Closed macticus closed 4 years ago
Hi @macticus would you mind sending a picture of your prep flow? What do you have going into the script node?
Hi nmannheimer,
That was it. I had a null input from the previous step. Because Tab Prep doesn't allow scripts as the first step (and it has no web data connector), I chose the TabPy script path as it is incredibly versatile. I created a stub data source with only one column with no data and had a script as my first step. As soon as I added one datum to the stub data source, it worked. Thanks for responding so quickly especially with the exactly correct answer!
Environment information:
Describe the issue I'm attempting to connect to Data.World to pull COVID-19 dataset using Tab Prep and the scripting step. I'm using the Data.World Python API modue DataDotWorld. This is the Tableau curated dataset. I've installed and configured the datadotworld module correctly with my API key. When I install the module and execute the integration code directly in Python IDE, it works. When I execute through Tab Prep/TabPy it returns immediately with no results. Logging is set to DEBUG and TabPy logs no relevant messages. I have tried two datadotcom methods and neither generate results.
To Reproduce Run this script. I have used two different methods and both fail.
import datadotworld as dw
def getCases(df):
results = dw.query('covid-19-data-resource-hub/covid-19-case-counts', 'SELECT * FROM covid_19_cases')
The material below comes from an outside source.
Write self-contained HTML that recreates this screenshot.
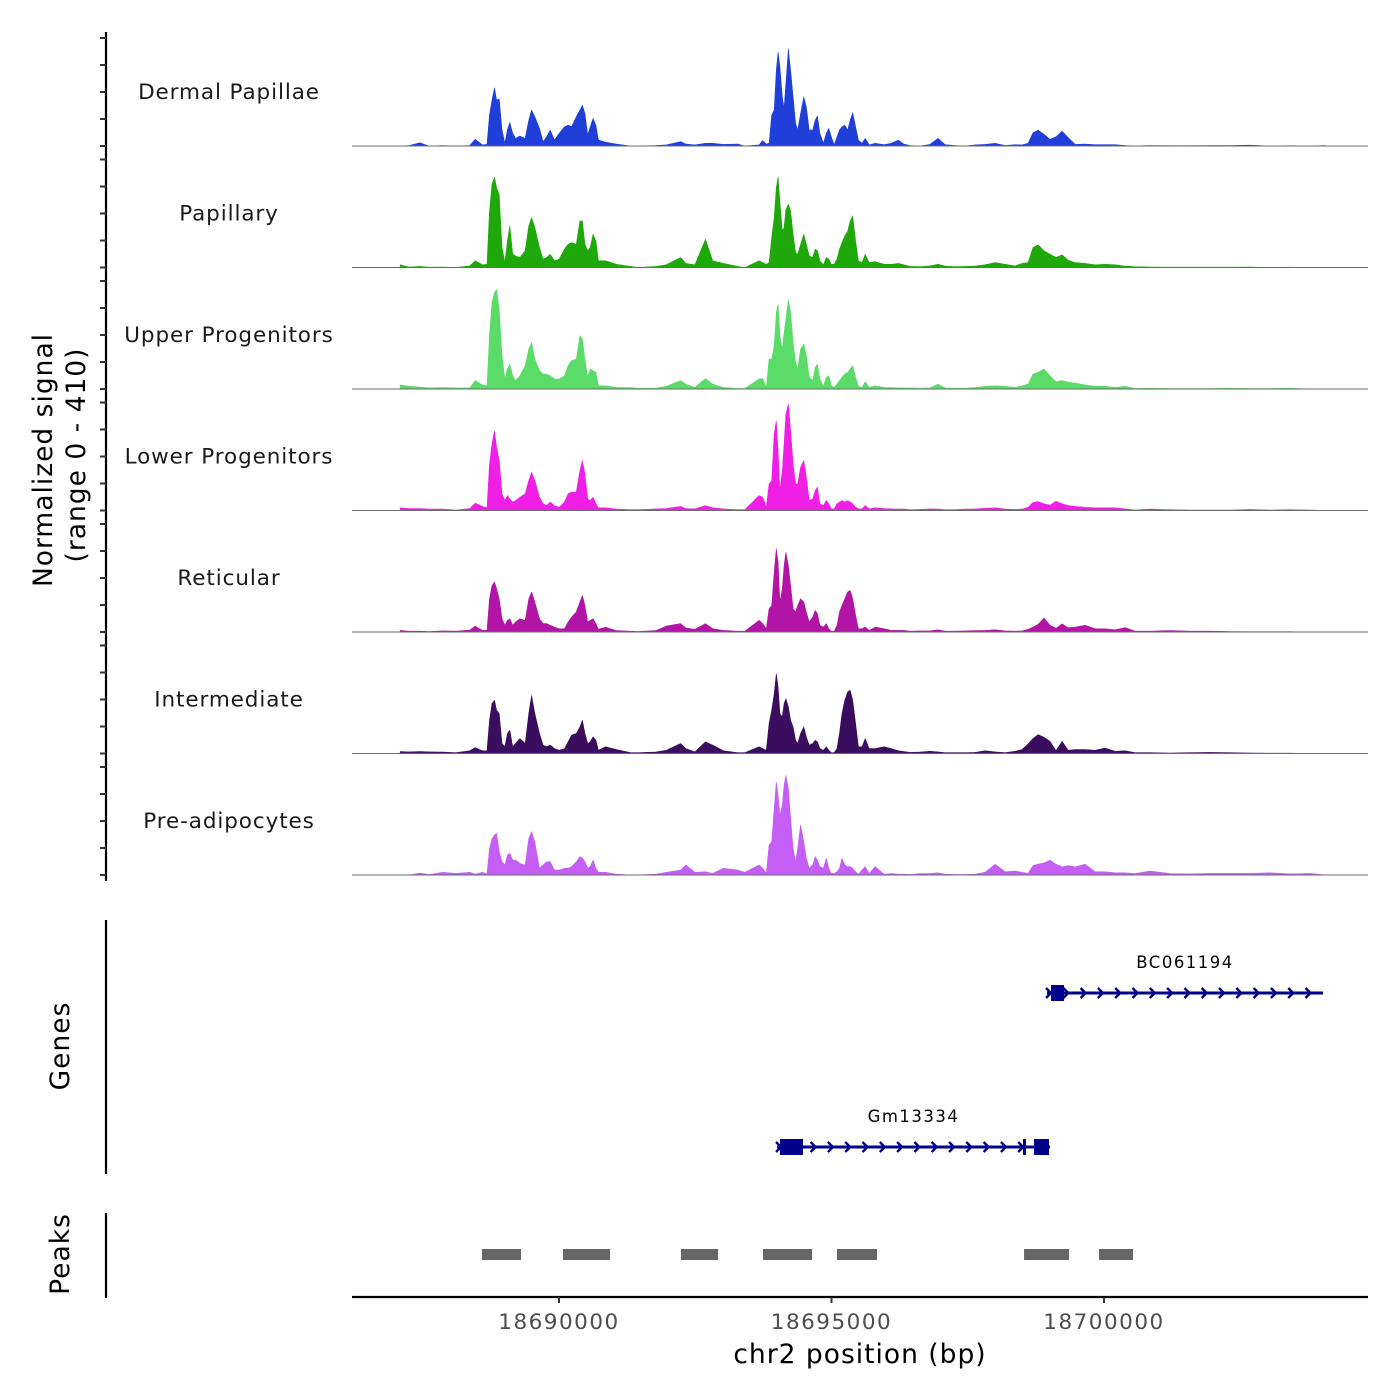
<!DOCTYPE html>
<html><head><meta charset="utf-8">
<style>
html,body{margin:0;padding:0;background:#fff;}
svg{display:block;font-family:"DejaVu Sans","Liberation Sans",sans-serif;}
</style></head>
<body>
<svg id="chart" width="1400" height="1400" viewBox="0 0 1400 1400" xmlns="http://www.w3.org/2000/svg"></svg>
<script>
// ---- data ----
const regionStart = 18686202;
const regionEnd = 18704844;
const xTicks = [18690000, 18695000, 18700000];
const yTicks = [0, 100, 200, 300, 400];
const trackNames = ["Dermal Papillae","Papillary","Upper Progenitors","Lower Progenitors","Reticular","Intermediate","Pre-adipocytes"];
const trackColors = ["#1f3fd8","#1ea80a","#5bdb68","#ef1fe6","#b215a5","#3b0d5e","#c45ef5"];
// genomic bin positions (bp)
const positions = [18687087,18687250,18687447,18687611,18687873,18688102,18688364,18688463,18688594,18688679,18688725,18688771,18688817,18688856,18688902,18688954,18689007,18689053,18689098,18689151,18689203,18689282,18689380,18689446,18689498,18689557,18689642,18689708,18689773,18689839,18689918,18690003,18690101,18690167,18690232,18690317,18690383,18690429,18690475,18690527,18690573,18690625,18690678,18690723,18690855,18691051,18691313,18691444,18691772,18691969,18692231,18692329,18692493,18692689,18692821,18693017,18693279,18693410,18693672,18693738,18693803,18693856,18693902,18693948,18693987,18694020,18694053,18694098,18694131,18694164,18694210,18694249,18694295,18694341,18694380,18694433,18694492,18694538,18694590,18694656,18694701,18694741,18694787,18694852,18694904,18694950,18694996,18695049,18695101,18695147,18695193,18695245,18695298,18695344,18695389,18695442,18695494,18695560,18695619,18695691,18695802,18695966,18696097,18696228,18696326,
18696441,18696625,18696808,18696955,18697084,18697267,18697451,18697634,18697818,18698001,18698185,18698368,18698497,18698607,18698698,18698790,18698900,18699010,18699120,18699231,18699341,18699469,18699653,18699836,18700020,18700203,18700387,18700570,18700845,18701212,18701579,18701946,18702313,18702680,18703047,18703414,18703781,18704057];
const dermalPapillae = [0,2,12,0,2,0,2,25,4,6,115,170,215,170,175,60,10,60,87,47,28,37,28,96,133,108,65,16,34,59,22,47,71,77,71,108,133,151,120,41,71,102,77,22,14,7,0,0,2,4,16,7,4,10,10,6,7,0,4,20,7,10,115,133,280,348,293,182,139,231,360,280,182,84,59,120,182,145,59,59,96,111,47,10,47,65,34,4,34,59,71,77,59,96,123,71,22,10,28,4,10,5,10,22,7,
2,0,6,28,5,2,0,4,6,10,2,5,4,10,49,59,43,25,34,55,31,6,7,5,5,5,2,0,2,1,1,2,2,3,0,1,0,2];
const papillary = [10,2,4,1,2,0,6,25,10,12,209,308,335,295,270,74,18,98,154,49,43,37,62,154,185,148,74,31,37,49,25,31,68,86,92,86,172,172,86,62,74,123,98,25,25,12,4,0,4,10,37,15,10,105,25,15,4,0,25,18,12,18,111,185,295,335,246,135,148,215,234,209,123,55,49,86,123,86,43,37,68,62,25,10,37,31,12,12,31,68,92,117,135,172,191,98,25,18,49,18,22,12,12,15,10,
4,3,6,12,5,3,4,5,10,18,12,6,15,18,74,84,62,49,37,47,27,18,15,10,12,10,5,3,2,1,1,1,1,2,0,1,0,0];
const upperProgenitors = [15,10,7,4,5,4,4,31,15,12,197,320,357,369,295,123,37,74,92,49,31,49,86,148,172,111,68,55,55,49,37,37,49,86,105,111,197,185,111,43,74,68,62,12,12,6,5,3,3,10,31,18,6,39,18,6,2,2,37,39,6,111,111,160,283,314,197,148,209,258,332,283,172,98,74,148,166,123,43,31,80,92,37,12,43,49,12,6,18,31,43,55,62,74,86,43,10,6,27,6,12,6,5,4,4,
4,3,4,18,4,3,3,5,10,12,10,6,12,18,55,62,74,49,27,31,25,22,15,10,10,6,10,2,3,2,2,2,3,2,2,3,0,0];
const lowerProgenitors = [10,7,7,5,5,2,7,27,15,10,172,246,295,234,185,62,37,55,43,31,37,49,62,111,141,111,49,25,18,31,18,12,31,62,68,68,148,185,135,43,37,49,25,10,10,5,3,3,6,7,15,7,6,18,10,6,3,3,55,49,12,98,111,283,332,221,74,148,246,357,394,295,172,98,98,160,185,123,37,43,74,86,25,18,37,25,6,6,25,31,37,31,37,31,25,12,6,6,18,6,10,7,6,5,5,
3,4,6,5,3,3,5,6,8,10,5,4,5,12,30,33,25,20,34,25,18,15,12,10,10,10,6,2,5,3,2,2,2,4,2,3,2,0];
const reticular = [6,3,3,2,4,3,7,22,6,6,123,172,185,160,123,49,25,43,49,25,37,49,43,123,148,111,49,31,31,25,18,12,12,37,55,74,111,135,98,37,43,49,31,10,18,5,3,2,5,22,31,15,10,31,12,6,3,3,43,31,12,86,98,221,308,258,111,160,246,295,246,172,86,74,98,123,111,74,37,55,80,68,25,18,31,12,3,3,25,74,98,123,148,154,123,62,12,12,18,6,18,12,6,6,6,
3,4,4,8,3,3,4,5,6,8,4,3,4,10,18,28,52,25,14,30,16,18,25,12,12,8,16,3,3,5,3,3,2,1,1,1,0,0];
const intermediate = [7,6,7,6,5,3,10,22,10,10,123,185,197,160,148,37,25,74,86,25,37,55,37,148,215,148,74,31,25,31,18,12,18,43,68,74,98,123,74,37,43,62,49,12,25,15,3,3,5,12,37,18,6,43,31,10,3,3,25,18,12,111,160,221,295,246,148,135,185,203,172,123,98,49,37,74,98,62,31,37,49,43,18,12,25,12,3,3,18,74,148,197,228,234,197,111,25,25,55,18,18,25,18,10,7,
4,5,8,6,3,3,3,4,10,6,3,8,15,35,55,70,60,45,10,45,12,15,15,12,20,8,10,3,3,2,3,4,3,2,1,1,0,0];
const preAdipocytes = [0,0,7,2,10,6,10,3,10,3,98,135,148,154,86,49,37,74,80,55,55,43,37,135,160,123,25,37,49,49,18,18,25,25,31,49,68,62,49,25,31,55,25,10,10,3,0,0,3,10,18,37,10,12,6,25,18,10,37,25,6,111,123,246,345,295,221,258,332,369,320,209,98,49,98,185,123,62,25,37,68,55,31,25,62,25,6,6,12,25,62,37,31,31,25,12,3,18,31,6,31,3,5,3,3,
2,5,5,8,3,2,2,3,10,40,12,15,10,6,35,40,45,55,40,30,35,30,40,12,12,8,8,5,15,5,4,6,6,6,8,4,6,0];
const trackValues = [dermalPapillae,papillary,upperProgenitors,lowerProgenitors,reticular,intermediate,preAdipocytes];
// genes
const geneNames = ["BC061194","Gm13334"];
const geneStarts = [18698955,18694000];
const geneEnds = [18704019,18699010];
const exonGene = [0,1,1,1];
const exonStarts = [18699028,18694055,18698514,18698716];
const exonEnds = [18699267,18694477,18698569,18698991];
// peaks
const peakStarts = [18688587,18690073,18692239,18693743,18695101,18698533,18699909];
const peakEnds = [18689303,18690936,18692918,18694643,18695835,18699359,18700533];

// ---- layout / scales ----
const NS = "http://www.w3.org/2000/svg";
const svg = document.getElementById("chart");
const plotLeft = 352, plotRight = 1368;
function xScale(bp){ return plotLeft + (bp - regionStart) / (regionEnd - regionStart) * (plotRight - plotLeft); }
const trackBase0 = 146, trackStep = 121.5;
function baseline(i){ return trackBase0 + i * trackStep; }
function yScale(v, i){ return baseline(i) - v * 0.27; }
const geneRowY = [993, 1147];
function mk(tag, attrs, parent){
  const el = document.createElementNS(NS, tag);
  for (const k in attrs) el.setAttribute(k, attrs[k]);
  (parent || svg).appendChild(el);
  return el;
}

// y axis for signal
const axG = mk("g", {});


mk("line", {x1:106, y1:32, x2:106, y2:881, stroke:"#000", "stroke-width":2.2}, axG);
for (let i = 0; i < trackNames.length; i++) {
  for (const t of yTicks) {
    const y = yScale(t, i);
    const tk = mk("line", {x1:100, y1:y, x2:106, y2:y, stroke:"#333", "stroke-width":2}, axG);
    
    
  }
}

// tracks
for (let i = 0; i < trackNames.length; i++) {
  const g = mk("g", {});
  
  
  const vals = trackValues[i];
  const b = baseline(i);
  let d = "M" + xScale(positions[0]).toFixed(1) + "," + b;
  for (let k = 0; k < positions.length; k++) {
    d += " L" + xScale(positions[k]).toFixed(1) + "," + yScale(vals[k], i).toFixed(1);
  }
  d += " L" + xScale(positions[positions.length-1]).toFixed(1) + "," + b + " Z";
  const area = mk("path", {d:d, fill:trackColors[i], stroke:trackColors[i], "stroke-width":0.6, "stroke-linejoin":"round"}, g);
  
  
  const bl = mk("line", {x1:plotLeft, y1:b, x2:plotRight, y2:b, stroke:"#6b6b6b", "stroke-width":1}, g);
  
  
  const lab = mk("text", {x:229, y:b - 47, "text-anchor":"middle", "font-size":21.5, fill:"#1a1a1a", "letter-spacing":"0.9"}, g);
  lab.textContent = trackNames[i];
  
  
}

// genes
const gG = mk("g", {});


mk("line", {x1:106, y1:920, x2:106, y2:1174, stroke:"#000", "stroke-width":2.2}, gG);
for (let j = 0; j < geneNames.length; j++) {
  const y = geneRowY[j];
  const x1 = xScale(geneStarts[j]), x2 = xScale(geneEnds[j]);
  const ln = mk("line", {x1:x1, y1:y, x2:x2, y2:y, stroke:"#00008b", "stroke-width":3}, gG);
  
  
  for (let cx = x1 + 2; cx <= x2; cx += 17.3) {
    mk("path", {d:"M"+(cx-3).toFixed(1)+","+(y-5)+" L"+(cx+2).toFixed(1)+","+y+" L"+(cx-3).toFixed(1)+","+(y+5), fill:"none", stroke:"#00008b", "stroke-width":2.4}, gG);
  }
  const t = mk("text", {x:(x1+x2)/2, y:y-25, "text-anchor":"middle", "font-size":16.5, fill:"#000", "letter-spacing":"1.5"}, gG);
  t.textContent = geneNames[j];
  
  
}
for (let e = 0; e < exonStarts.length; e++) {
  const y = geneRowY[exonGene[e]];
  const xa = xScale(exonStarts[e]), xb = xScale(exonEnds[e]);
  const r = mk("rect", {x:xa, y:y-8, width:Math.max(xb-xa, 2.5), height:16, fill:"#00008b"}, gG);
  
  
}

// peaks
const pG = mk("g", {});


mk("line", {x1:106, y1:1213, x2:106, y2:1298, stroke:"#000", "stroke-width":2.2}, pG);
for (let p = 0; p < peakStarts.length; p++) {
  const xa = xScale(peakStarts[p]), xb = xScale(peakEnds[p]);
  const r = mk("rect", {x:xa, y:1249, width:xb-xa, height:11, fill:"#666"}, pG);
  
  
}

// x axis
const xG = mk("g", {});


mk("line", {x1:plotLeft, y1:1297, x2:plotRight, y2:1297, stroke:"#000", "stroke-width":2.2}, xG);
for (const t of xTicks) {
  const x = xScale(t);
  mk("line", {x1:x, y1:1297, x2:x, y2:1303, stroke:"#333", "stroke-width":2}, xG);
  const tl = mk("text", {x:x, y:1329, "text-anchor":"middle", "font-size":21.5, fill:"#4d4d4d", "letter-spacing":"1.5"}, xG);
  tl.textContent = t;
  
  
}
const xt = mk("text", {x:860, y:1363, "text-anchor":"middle", "font-size":26.5, fill:"#000", "letter-spacing":"1"});
xt.textContent = "chr2 position (bp)";



// y titles
function rotText(txt, cx, cy, name){
  const t = mk("text", {x:0, y:0, transform:"translate("+cx+","+cy+") rotate(-90)", "text-anchor":"middle", "font-size":26.5, fill:"#000", "letter-spacing":"1"});
  t.textContent = txt;
  
  
}
rotText("Normalized signal", 52, 460, "y-axis-title");
rotText("(range 0 - 410)", 85, 455, "y-axis-subtitle");
rotText("Genes", 69, 1046, "genes-axis-title");
rotText("Peaks", 69, 1254, "peaks-axis-title");
</script>
</body></html>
cases_df = results.dataframe
def get_output_schema(): return pd.DataFrame({ 'CASE_TYPE': prep_string(), 'CASES': prep_decimal(), 'DIFFERENCE': prep_decimal(), 'DATE': prep_date(), 'COUNTRY_REGION': prep_string(),
'PROVINCE_STATE': prep_string(), 'ADMIN2': prep_string(), 'COMBINED_KEY': prep_string(), 'FIPS': prep_decimal(), 'LAT': prep_decimal(), 'LONG': prep_decimal(), 'TABLE_NAMES': prep_string(), 'PREP_FLOW_RUNTIME': prep_date(),
})
Expected behavior Method should access data source on DataDotWorld and return to TabPy as a pandas data frame. If there are exceptions during execution, they should be handled and returned to logger. If there are limitations in functionality, they should be documented. The code runs perfectly in Python IDE.